▸ **INSTRUCTION**: Reproduce the lines exactly, beginning with the line that has "Give me the Plotly source for this chart." and ending with the line that has "pw, ph = W - L - R, H - T - B". Images are left out.

▸ **RECORD SET**:
+---+
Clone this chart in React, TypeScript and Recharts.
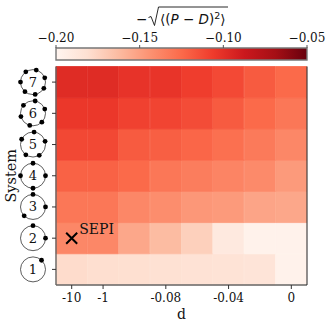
import React from "react";
import { BarChart, Bar, Cell, XAxis, YAxis, ReferenceDot } from "recharts";

const columns = ["-10", "-1", "-0.1", "-0.08", "-0.06", "-0.04", "-0.02", "0"];
const shownColumns = ["-10", "-1", "-0.08", "-0.04", "0"];
const system1 = [-0.179, -0.1805, -0.181, -0.182, -0.183, -0.1835, -0.185, -0.197];
const system2 = [-0.1385, -0.1385, -0.1535, -0.163, -0.173, -0.1895, -0.197, -0.197];
const system3 = [-0.131, -0.131, -0.1385, -0.1415, -0.146, -0.1475, -0.152, -0.1535];
const system4 = [-0.122, -0.122, -0.125, -0.131, -0.134, -0.137, -0.14, -0.1475];
const system5 = [-0.1115, -0.1115, -0.119, -0.1205, -0.1235, -0.128, -0.1325, -0.1385];
const system6 = [-0.104, -0.104, -0.1085, -0.11, -0.113, -0.119, -0.125, -0.131];
const system7 = [-0.098, -0.098, -0.102, -0.1025, -0.107, -0.112, -0.119, -0.125];
const systems = [system1, system2, system3, system4, system5, system6, system7];
const systemTicks = [0.5, 1.5, 2.5, 3.5, 4.5, 5.5, 6.5];
const colorTicks = [-0.2, -0.15, -0.1, -0.05];
const colorExtent = [{ name: "scale", range: [-0.2, -0.05] }];
const redsMap = ["#fff5f0", "#fee0d2", "#fcbba1", "#fc9272", "#fb6a4a", "#ef3b2c", "#cb181d", "#a50f15", "#67000d"];
// angle of each satellite dot on a system's ring, degrees clockwise from the top
const ringAngles: number[][] = [
  [43],
  [0, 90],
  [0, 90, 225],
  [0, 90, 180, 270],
  [5, 75, 150, 215, 295],
  [10, 70, 135, 195, 255, 310],
  [15, 70, 120, 170, 220, 270, 325],
];

const SERIF = "'DejaVu Serif', serif";
const SANS = "'DejaVu Sans', sans-serif";
const SPINE = "#666";

const hex = (s: string, i: number) => parseInt(s.slice(1 + i * 2, 3 + i * 2), 16);
function reds(value: number) {
  const t = Math.min(1, Math.max(0, (value + 0.2) / 0.15)) * 8;
  const a = Math.min(7, Math.floor(t));
  const f = t - a;
  const c = [0, 1, 2].map((i) => Math.round(hex(redsMap[a], i) * (1 - f) + hex(redsMap[a + 1], i) * f));
  return `rgb(${c[0]},${c[1]},${c[2]})`;
}

const rows = columns.map((d) => {
  const row: Record<string, string | number> = { d };
  systems.forEach((_, i) => (row[`s${i}`] = 1));
  return row;
});

const XTick = (p: any) => {
  if (!shownColumns.includes(p.payload.value)) return <g />;
  return (
    <g>
      <line x1={p.x} x2={p.x} y1={p.y} y2={p.y + 4} stroke="#333" />
      <text x={p.x} y={p.y + 17} textAnchor="middle" fontFamily={SERIF} fontSize={12} fill="#111">
        {p.payload.value}
      </text>
    </g>
  );
};

const YTick = (p: any) => {
  const idx = systemTicks.indexOf(p.payload.value);
  const cx = p.x - 23;
  const cy = p.y;
  const R = 12.5;
  return (
    <g>
      <line x1={p.x - 4} x2={p.x} y1={cy} y2={cy} stroke="#333" />
      <circle cx={cx} cy={cy} r={R} fill="none" stroke="#333" strokeWidth={0.8} />
      {ringAngles[idx].map((a) => (
        <circle
          key={a}
          cx={cx + R * Math.sin((a * Math.PI) / 180)}
          cy={cy - R * Math.cos((a * Math.PI) / 180)}
          r={2.4}
          fill="#000"
        />
      ))}
      <text x={cx} y={cy + 4.5} textAnchor="middle" fontFamily={SERIF} fontSize={13} fill="#111">
        {idx + 1}
      </text>
    </g>
  );
};

const SepiMark = (p: any) => (
  <g>
    <path
      d={`M${p.cx - 5.5} ${p.cy - 5.5}L${p.cx + 5.5} ${p.cy + 5.5}M${p.cx - 5.5} ${p.cy + 5.5}L${p.cx + 5.5} ${p.cy - 5.5}`}
      stroke="#000"
      strokeWidth={2}
      fill="none"
    />
    <text x={p.cx + 7.5} y={p.cy - 4} fontFamily={SERIF} fontSize={14} fill="#111">
      SEPI
    </text>
  </g>
);

const ColorTick = (p: any) => (
  <g>
    <line x1={p.x} x2={p.x} y1={p.y} y2={p.y - 3} stroke="#555" />
    <text x={p.x} y={p.y - 6} textAnchor="middle" fontFamily={SERIF} fontSize={12} fill="#111">
      {`\u2212${Math.abs(p.payload.value).toFixed(2)}`}
    </text>
  </g>
);

const ColorTitle = () => (
  <g fontFamily={SANS} fontSize={13.5} fill="#111">
    <text x={136} y={24}>{"\u2212"}</text>
    <path d="M148.5 17.5L151 16.5L154.5 25.5L158.5 7H228" fill="none" stroke="#111" strokeWidth={0.9} />
    <text x={160} y={24}>
      {"\u27E8("}
      <tspan fontStyle="italic">P</tspan>
      {" \u2212 "}
      <tspan fontStyle="italic">D</tspan>
      {")"}
      <tspan fontSize={9.5} dy={-5}>2</tspan>
      <tspan dy={5}>{"\u27E9"}</tspan>
    </text>
  </g>
);

export default function App() {
  return (
    <div style={{ position: "absolute", left: 0, top: 0, width: 333, height: 328, background: "#fff" }}>
      <div style={{ position: "absolute", left: 0, top: 0 }}>
        <BarChart
          width={333}
          height={328}
          data={rows}
          barCategoryGap={0}
          margin={{ top: 66.5, right: 0, bottom: 0, left: 0 }}
        >
          <XAxis dataKey="d" type="category" height={43} interval={0} tickLine={false} tickSize={0} tickMargin={0}
            axisLine={{ stroke: SPINE, strokeWidth: 1.4 }} tick={XTick}
            label={{ value: "d", position: "insideBottom", offset: 9, fontFamily: SERIF, fontSize: 14, fill: "#111" }} />
          <XAxis xAxisId="top" dataKey="d" orientation="top" height={0} tick={false} tickLine={false} axisLine={{ stroke: "#222" }} />
          <YAxis type="number" domain={[0, 7]} ticks={systemTicks} width={56} interval={0} tickLine={false} tickSize={0} tickMargin={0}
            axisLine={{ stroke: SPINE, strokeWidth: 1.4 }} tick={YTick}
            label={{ value: "System", angle: -90, position: "insideLeft", offset: 11, textAnchor: "middle", fontFamily: SERIF, fontSize: 14.5, fill: "#111" }} />
          <YAxis yAxisId="right" type="number" domain={[0, 7]} orientation="right" width={26} tick={false} tickLine={false} axisLine={{ stroke: "#222" }} />
          {systems.map((values, i) => (
            <Bar key={i} dataKey={`s${i}`} stackId="grid" isAnimationActive={false}>
              {values.map((v, j) => (
                <Cell key={j} fill={reds(v)} stroke={reds(v)} strokeWidth={0.8} />
              ))}
            </Bar>
          ))}
          <ReferenceDot x="-10" y={1.5} r={6} shape={SepiMark} />
        </BarChart>
      </div>
      <div style={{ position: "absolute", left: 0, top: 0 }}>
        <BarChart layout="vertical" width={333} height={66} data={colorExtent} barCategoryGap={0} margin={{ top: 0, right: 26, bottom: 6, left: 56 }}>
          <defs>
            <linearGradient id="redsGradient" x1="0" x2="1" y1="0" y2="0">
              {redsMap.map((c, i) => (
                <stop key={c} offset={i / 8} stopColor={c} />
              ))}
            </linearGradient>
          </defs>
          <XAxis type="number" orientation="top" domain={[-0.2, -0.05]} ticks={colorTicks} height={48} interval={0}
            tickLine={false} tickSize={0} tickMargin={0} axisLine={false} tick={ColorTick}
            label={<ColorTitle />} />
          <YAxis type="category" dataKey="name" hide />
          <Bar dataKey="range" fill="url(#redsGradient)" stroke="#777" strokeWidth={1.4} isAnimationActive={false} />
        </BarChart>
      </div>
    </div>
  );
}
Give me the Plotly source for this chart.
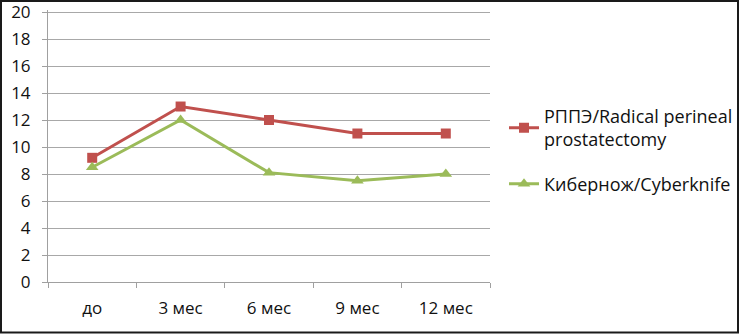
import plotly.graph_objects as go

categories = ["до", "3 мес", "6 мес", "9 мес", "12 мес"]
rppe = [9.2, 13, 12, 11, 11]
cyber = [8.5, 12, 8.1, 7.5, 8]
names = ["РППЭ/Radical perineal<br>prostatectomy", "Кибернож/Cyberknife"]
y_ticks = [0, 2, 4, 6, 8, 10, 12, 14, 16, 18, 20]

font = "Open Sans, Liberation Sans, sans-serif"

L, R, T, B = 48, 249, 10, 53
W, H = 739, 335
pw, ph = W - L - R, H - T - B

fig = go.Figure()
fig.add_trace(go.Scatter(x=categories, y=rppe, name=names[0], mode="lines+markers",
                         legendgroup="a",
                         line=dict(color="#c0504d", width=3),
                         marker=dict(symbol="square", size=10, color="#c0504d")))
fig.add_trace(go.Scatter(x=categories, y=cyber, name=names[1], mode="lines+markers",
                         legendgroup="b",
                         line=dict(color="#9bbb59", width=3),
                         marker=dict(symbol="triangle-up", size=11, color="#9bbb59")))

fig.update_layout(
    width=W, height=H,
    margin=dict(l=L, r=R, t=T, b=B, autoexpand=False),
    paper_bgcolor="white", plot_bgcolor="white",
    font=dict(family=font, size=17, color="#111111"),
    showlegend=True,
    legend=dict(x=1.0317, y=0.677, xanchor="left", yanchor="top",
                font=dict(size=18), tracegroupgap=18, bgcolor="rgba(0,0,0,0)"),
    xaxis=dict(type="category", tickson="boundaries", ticks="outside", ticklen=5,
               tickcolor="#a0a0a0", showline=True, linecolor="#a0a0a0", linewidth=1,
               showgrid=False, range=[-0.5, 4.5], ticklabelstandoff=11, automargin=False,
               ticklabeloverflow="allow"),
    yaxis=dict(range=[0, 20.15], tickvals=y_ticks,
               ticks="outside", ticklen=5, tickcolor="#a0a0a0",
               showline=True, linecolor="#a0a0a0", linewidth=1,
               gridcolor="#a8a8a8", gridwidth=1, zeroline=False, ticklabelstandoff=8,
               automargin=False, ticklabeloverflow="allow"),
    shapes=[dict(type="rect", xref="paper", yref="paper",
                 x0=(1 - L) / pw, x1=(W - 1 - L) / pw,
                 y0=-(B - 2.5) / ph, y1=1 + (T - 1) / ph,
                 line=dict(color="#1a1a1a", width=2))],
)

fig.write_html("out.html", config={"displayModeBar": False},
               post_script="document.body.style.margin='0';document.body.style.overflow='hidden';")
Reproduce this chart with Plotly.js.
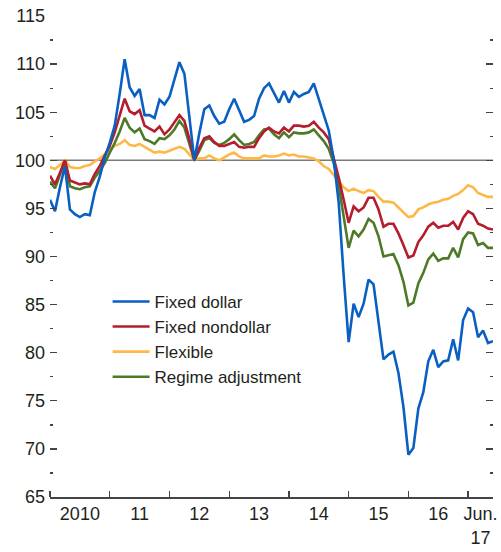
+---+
▸ **EXERCISE OUTPUT**:
Give me the Plotly source for this chart.
import plotly.graph_objects as go

categories = ["до", "3 мес", "6 мес", "9 мес", "12 мес"]
rppe = [9.2, 13, 12, 11, 11]
cyber = [8.5, 12, 8.1, 7.5, 8]
names = ["РППЭ/Radical perineal<br>prostatectomy", "Кибернож/Cyberknife"]
y_ticks = [0, 2, 4, 6, 8, 10, 12, 14, 16, 18, 20]

font = "Open Sans, Liberation Sans, sans-serif"

L, R, T, B = 48, 249, 10, 53
W, H = 739, 335
pw, ph = W - L - R, H - T - B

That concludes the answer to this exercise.